For instance, the operator’s control interface bears an almost identical layout to that of the Chinese Silent Hunter, including a distinctive 45-degree angled camera used for target tracking.
Such parallels make it difficult to accept that Shafran is an independent development. Analysts believe that Belarus’ defense industry may have acquired a Silent Hunter unit directly and only repackaged it cosmetically to showcase as a national product at Zapad-2025.
This would not be unprecedented. In 2024, Russia showcased a similar system called Kochevnik, which also turned out to be a Silent Hunter disguised under a new name.
The wider context is that both Minsk and Moscow are under pressure to display indigenous innovation as Western sanctions and ongoing conflicts increase reliance on non-Western suppliers.
Presenting imported systems as local breakthroughs allows them to project technological capability while masking actual dependence on Chinese defense exports.
The Chinese Silent Hunter, on which the Shafran appears to be based, has had a mixed record in real-world application.
Saudi Arabia procured the system to counter Yemeni drone threats, but reports from the kingdom suggested that performance fell far short of expectations.

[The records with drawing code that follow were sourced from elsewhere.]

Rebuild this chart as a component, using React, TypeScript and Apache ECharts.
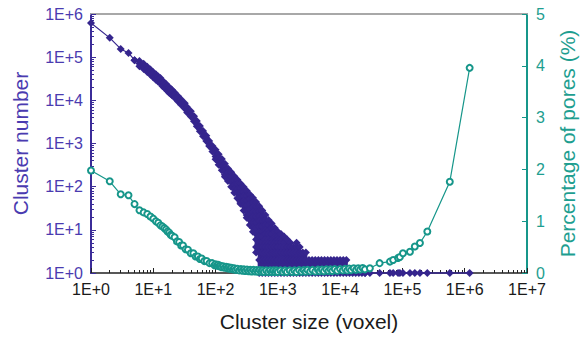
import React, { useEffect, useRef } from 'react';
import * as echarts from 'echarts';

// ---- Cluster number (purple diamonds) ----
const headSize = [1, 2, 3, 4];
const headCount = [620000, 280000, 155000, 125000];

// band: [cluster size, cluster numbers observed at that size]
const bandColumns: [number, number[]][] = [
  [5, [85000]],
  [6, [82000, 71000, 62000]],
  [7, [70000, 61000, 53000]],
  [8, [60000, 52500, 45500]],
  [9, [52000, 45000, 39000]],
  [10, [45000, 39000, 34000]],
  [11, [40000, 34700, 30000]],
  [12, [35500, 31000, 27000]],
  [13, [32800, 28500, 24800]],
  [14, [28500, 24800, 21600]],
  [15, [25800, 22400, 19500]],
  [16, [24000, 20900, 18200]],
  [17, [21600, 18800, 16300]],
  [18, [19800, 17200, 15000]],
  [19, [18600, 16200, 14100]],
  [20, [17400, 15100, 13100]],
  [22, [15200, 13200, 11500]],
  [25, [12400, 10800, 9400]],
  [28, [10500, 9100, 7900]],
  [32, [8600, 7500, 6500]],
  [35, [6900, 6000, 5200]],
  [40, [5600, 4850, 4200]],
  [45, [4300, 3760, 3270]],
  [50, [3300, 2880, 2500]],
  [56, [2550, 2210, 1920]],
  [63, [1960, 1700, 1480]],
  [71, [1520, 1320, 1150]],
  [79, [1150, 1000, 870]],
  [89, [870, 750, 650]],
  [100, [720, 600, 500, 430]],
  [112, [560, 460, 380, 320]],
  [126, [440, 360, 290, 240]],
  [141, [340, 280, 230, 190, 170]],
  [158, [265, 210, 165, 135]],
  [178, [215, 170, 130, 100]],
  [200, [175, 140, 110, 88, 72]],
  [224, [145, 115, 90, 70, 54]],
  [251, [118, 92, 72, 56, 44, 40]],
  [282, [98, 76, 60, 46, 36, 28]],
  [316, [80, 62, 48, 37, 28, 22, 19]],
  [355, [66, 52, 40, 30, 23, 17, 13]],
  [398, [55, 43, 34, 26, 20, 15, 11, 9]],
  [447, [44, 34, 26, 20, 15, 11, 8, 6, 4, 3]],
  [501, [35, 27, 21, 16, 12, 9, 7, 5, 4, 3, 2, 1]],
  [562, [28, 21, 16, 12, 9, 7, 5, 4, 3, 2, 1]],
  [631, [22, 17, 13, 10, 8, 6, 5, 4, 3, 2, 1]],
  [708, [17, 13, 10, 8, 6, 5, 4, 3, 2, 1]],
  [794, [14, 11, 8, 6, 5, 4, 3, 2, 1]],
  [891, [11, 9, 7, 5, 4, 3, 2, 1]],
  [1000, [9, 7, 6, 5, 4, 3, 2, 1]],
  [1122, [8, 6, 5, 4, 3, 2, 1]],
  [1259, [7, 5, 4, 3, 2, 1]],
  [1413, [6, 4, 3, 2, 1]],
  [1585, [5, 4, 3, 2, 1]],
  [1778, [4, 3, 2, 1]],
  [1995, [5, 4, 3, 2, 1]],
  [2239, [4, 3, 2, 1]],
  [2512, [3, 2, 1]],
  [2818, [3, 2, 1]],
  [3162, [2, 1]],
  [3548, [2, 1]],
  [3981, [2, 1]],
  [4467, [2, 1]],
  [5012, [2, 1]],
  [5623, [2, 1]],
  [6310, [2, 1]],
  [7079, [2, 1]],
  [7943, [2, 1]],
  [8913, [2, 1]],
  [10000, [2, 1]],
  [11220, [2, 1]],
  [12589, [2, 1]],
  [14125, [1]],
  [15849, [1]],
  [17783, [1]],
  [19953, [1]],
  [22387, [1]],
  [25119, [1]],
];

const tailSize = [30000, 43000, 63000, 71000, 85000, 91000, 102000, 132000, 158000, 191000, 251000, 576000, 1200000];
const tailCount = [1, 1, 1, 1, 1, 1, 1, 1, 1, 1, 1, 1, 1];

// ---- Percentage of pores (teal open circles) ----
const poreSize = [
  1, 2, 3, 4, 5, 6, 7, 8, 9, 10, 11, 12, 13, 14, 15, 16, 17, 18, 19, 20,
  22, 24, 26, 28, 30, 33, 36, 40, 44, 48, 52, 56, 60, 66, 72, 80, 88, 96,
  100, 105, 110, 115, 120, 125, 132, 140, 148, 155, 163, 170, 180, 190, 200, 210,
  225, 240, 255, 270, 285, 300, 320, 340, 360, 380, 405, 430, 455, 480, 510, 540,
  570, 600, 650, 700, 750, 800, 850, 900, 950, 1000, 1100, 1200, 1300, 1400,
  1550, 1700, 1850, 2000, 2200, 2400, 2600, 2800, 3000, 3300, 3600, 4000,
  4400, 4700, 5100, 5500, 6000, 6500, 7000, 7500, 8200, 9000, 10000, 11000,
  12000, 13000, 14000, 15000, 16500, 18000, 19500, 21000, 23000, 25000,
  30000, 43000, 63000, 71000, 85000, 91000, 102000, 132000, 158000,
  191000, 251000, 576000, 1200000,
];
const porePct = [
  1.98, 1.77, 1.52, 1.5, 1.33, 1.21, 1.17, 1.14, 1.09, 1.05, 1.0, 0.97, 0.92, 0.9, 0.87, 0.84, 0.8, 0.78, 0.74, 0.72,
  0.69, 0.61, 0.6, 0.53, 0.53, 0.46, 0.45, 0.38, 0.38, 0.32, 0.32, 0.27, 0.28, 0.23, 0.23, 0.19, 0.19, 0.15,
  0.17, 0.14, 0.16, 0.13, 0.14, 0.11, 0.13, 0.1, 0.12, 0.09, 0.11, 0.08, 0.1, 0.07, 0.09, 0.06,
  0.08, 0.05, 0.075, 0.045, 0.07, 0.04, 0.065, 0.035, 0.06, 0.03, 0.06, 0.03, 0.055, 0.025, 0.055, 0.025,
  0.05, 0.02, 0.05, 0.02, 0.05, 0.02, 0.05, 0.02, 0.05, 0.02, 0.05, 0.02, 0.05, 0.02,
  0.05, 0.02, 0.05, 0.02, 0.055, 0.025, 0.055, 0.025, 0.06, 0.03, 0.06, 0.03,
  0.065, 0.035, 0.065, 0.035, 0.07, 0.04, 0.07, 0.04, 0.075, 0.045, 0.075, 0.05,
  0.08, 0.05, 0.085, 0.055, 0.09, 0.06, 0.09, 0.065, 0.095, 0.07,
  0.09, 0.19, 0.22, 0.25, 0.29, 0.31, 0.38, 0.41, 0.51,
  0.58, 0.8, 1.76, 3.96,
];

// ---- Axis ticks ----
const xDecades = [1, 10, 100, 1000, 10000, 100000, 1000000];
const yDecades = [1, 10, 100, 1000, 10000, 100000];
const minorMantissas = [2, 3, 4, 5, 6, 7, 8, 9];

const PURPLE = '#35258d';
const PURPLE_TXT = '#4a3bb0';
const TEAL = '#16968a';
const TEAL_TXT = '#1e9e90';
const FONT = 'Liberation Sans, Arial, sans-serif';

const expLabel = (v: number) => '1E+' + Math.round(Math.log10(v));

export default function App() {
  const ref = useRef<HTMLDivElement>(null);
  useEffect(() => {
    if (!ref.current) return;
    const chart = echarts.init(ref.current, null, { renderer: 'svg' });

    const bandData: [number, number][] = [];
    bandColumns.forEach(([s, counts]) => counts.forEach((c) => bandData.push([s, c])));
    const headData: [number, number][] = headSize.map((s, i) => [s, headCount[i]] as [number, number]);
    headData.push(bandData[0]);
    const tailData: [number, number][] = [bandData[bandData.length - 1]];
    tailSize.forEach((s, i) => tailData.push([s, tailCount[i]]));

    const tealData = poreSize.map((s, i) => [s, porePct[i]]);

    const xMinor: number[] = [];
    xDecades.forEach((d) => minorMantissas.forEach((m) => xMinor.push(d * m)));
    const yMinor: number[] = [];
    yDecades.forEach((d) => minorMantissas.forEach((m) => yMinor.push(d * m)));

    const purpleSeries = (data: [number, number][], width: number) => ({
      type: 'line', xAxisIndex: 0, yAxisIndex: 0,
      data, symbol: 'diamond', symbolSize: 8, showSymbol: true,
      lineStyle: { color: PURPLE, width },
      itemStyle: { color: PURPLE },
      clip: false, emphasis: { disabled: true }, silent: true,
    });

    chart.setOption({
      animation: false,
      backgroundColor: '#ffffff',
      grid: { left: 91, right: 55, top: 14, bottom: 64, containLabel: false, outerBoundsMode: 'none' },
      xAxis: [
        {
          type: 'log', logBase: 10, min: 1, max: 10000000, position: 'bottom',
          axisLine: { show: true, lineStyle: { color: '#222', width: 1.5 } },
          axisTick: { show: true, inside: true, length: 5, lineStyle: { color: '#222', width: 1 } },
          axisLabel: { show: true, formatter: expLabel, color: '#1a1a1a', fontSize: 16, fontFamily: FONT, margin: 8 },
          splitLine: { show: false },
          minorTick: { show: false },
          name: 'Cluster size (voxel)', nameLocation: 'middle', nameGap: 38,
          nameTextStyle: { fontSize: 21, color: '#1a1a1a', fontFamily: FONT },
        },
        {
          type: 'log', logBase: 10, min: 1, max: 10000000, position: 'bottom',
          axisLine: { show: false },
          axisTick: { show: true, inside: true, length: 3, customValues: xMinor, lineStyle: { color: '#222', width: 1 } },
          axisLabel: { show: false },
          splitLine: { show: false },
        },
        {
          type: 'log', logBase: 10, min: 1, max: 10000000, position: 'top',
          axisLine: { show: true, lineStyle: { color: '#a8a8a8', width: 2 } },
          axisTick: { show: false },
          axisLabel: { show: false },
          splitLine: { show: false },
        },
      ],
      yAxis: [
        {
          type: 'log', logBase: 10, min: 1, max: 1000000, position: 'left',
          axisLine: { show: true, lineStyle: { color: '#3b2c98', width: 2 } },
          axisTick: { show: true, inside: true, length: 5, lineStyle: { color: '#3b2c98', width: 1 } },
          axisLabel: { show: true, formatter: expLabel, color: PURPLE_TXT, fontSize: 16, fontFamily: FONT, margin: 8 },
          splitLine: { show: false },
          name: 'Cluster number', nameLocation: 'middle', nameGap: 60, nameRotate: 90,
          nameTextStyle: { fontSize: 21, color: PURPLE_TXT, fontFamily: FONT },
        },
        {
          type: 'log', logBase: 10, min: 1, max: 1000000, position: 'left',
          axisLine: { show: false },
          axisTick: { show: true, inside: true, length: 3, customValues: yMinor, lineStyle: { color: '#3b2c98', width: 1 } },
          axisLabel: { show: false },
          splitLine: { show: false },
        },
        {
          type: 'value', min: 0, max: 5, interval: 1, position: 'right',
          axisLine: { show: true, lineStyle: { color: TEAL, width: 2 } },
          axisTick: { show: true, inside: true, length: 5, lineStyle: { color: TEAL, width: 1 } },
          axisLabel: { show: true, color: TEAL_TXT, fontSize: 16, fontFamily: FONT, margin: 9 },
          splitLine: { show: false },
          name: 'Percentage of pores (%)', nameLocation: 'middle', nameGap: 30, nameRotate: 90,
          nameTextStyle: { fontSize: 21, color: TEAL_TXT, fontFamily: FONT },
        },
      ],
      series: [
        { name: 'Cluster number (head)', ...purpleSeries(headData, 1.2) },
        { name: 'Cluster number', ...purpleSeries(bandData, 3) },
        { name: 'Cluster number (tail)', ...purpleSeries(tailData, 1.5) },
        {
          name: 'Percentage of pores', type: 'line', xAxisIndex: 0, yAxisIndex: 2,
          data: tealData, symbol: 'emptyCircle', symbolSize: 6, showSymbol: true,
          lineStyle: { color: TEAL, width: 1.2 },
          itemStyle: { color: TEAL, borderColor: TEAL, borderWidth: 1.2 },
          clip: false, emphasis: { disabled: true }, silent: true,
        },
      ],
    });
    return () => chart.dispose();
  }, []);
  return <div ref={ref} style={{ position: 'fixed', left: 0, top: 0, width: 582, height: 337 }} />;
}
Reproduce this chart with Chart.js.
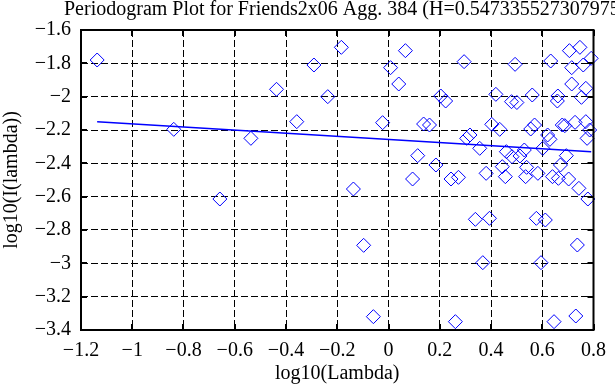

Disabling a single UAV could reportedly require between 15 and 30 minutes of continuous target engagement, limiting its practicality against swarms or fast-moving drone attacks.
Belarusian officials did not mention such limitations during the Zapad-2025 showcase. Instead, the demonstration aimed to convey strong deterrent messaging that Minsk and Moscow are investing in cutting-edge tools to address one of the most persistent challenges in modern warfare—cheap, widely available drones used in reconnaissance and strike roles.
At the same time, evidence continues to mount on Chinese components being widely embedded within Russian and Belarusian systems.
Earlier this year, Ukrainian forces recovered wreckage of a Russian-made “Gerbera” reconnaissance drone that contained a Chinese-produced Viewpro A40 camera. The device still carried factory test footage shot in Shenzhen.
Analysts from the open-source intelligence community Cyberboroshno later geolocated the material, confirming its Chinese origin and highlighting the porous links between Chinese civilian technology and Russian military hardware.
This pattern reflects how Moscow and its close allies, under pressure from Western export restrictions, are sourcing electronics, optics, and in some cases entire weapon systems from non-Western suppliers like China.
The Shafran serves as yet another example of this trend, revealing underlying dependence despite official narratives of defense self-sufficiency.

For Belarus, the showcasing of Shafran during Zapad-2025 serves multiple goals. Domestically, it signals that the country’s defense sector is adopting futuristic technologies like directed-energy weapons.
Internationally, it offers a spectacle to impress foreign observers, signaling alignment with Russia’s narrative of technological parity with NATO powers. Still, the credibility of Shafran as a battlefield-ready solution remains shaky.
If its performance truly mirrors China’s Silent Hunter, then it may function more as propaganda than as an effective counter-drone defense.
Military planners are well aware that in active conflict, drone swarms pose a far greater challenge than isolated UAVs, meaning systems with such long engagement times would quickly be overwhelmed.
Nonetheless, the direction is clear. Both Russia and Belarus are eager to display laser-based solutions as part of their integrated air defense concepts.
Even if current performance is underwhelming, the visibility of projects like Shafran will ensure that directed-energy research remains part of Belarus’ military-industrial messaging.
Whether this adopted Chinese technology evolves into a genuinely improved domestic product remains to be seen.
What is clear for now is that the Shafran demonstration underlines the deepening military-technical ties among Minsk, Moscow, and Beijing.
As sanctions squeeze traditional supply chains, such interdependence on Chinese systems is likely only to intensify, reshaping the landscape of Eastern European defense development.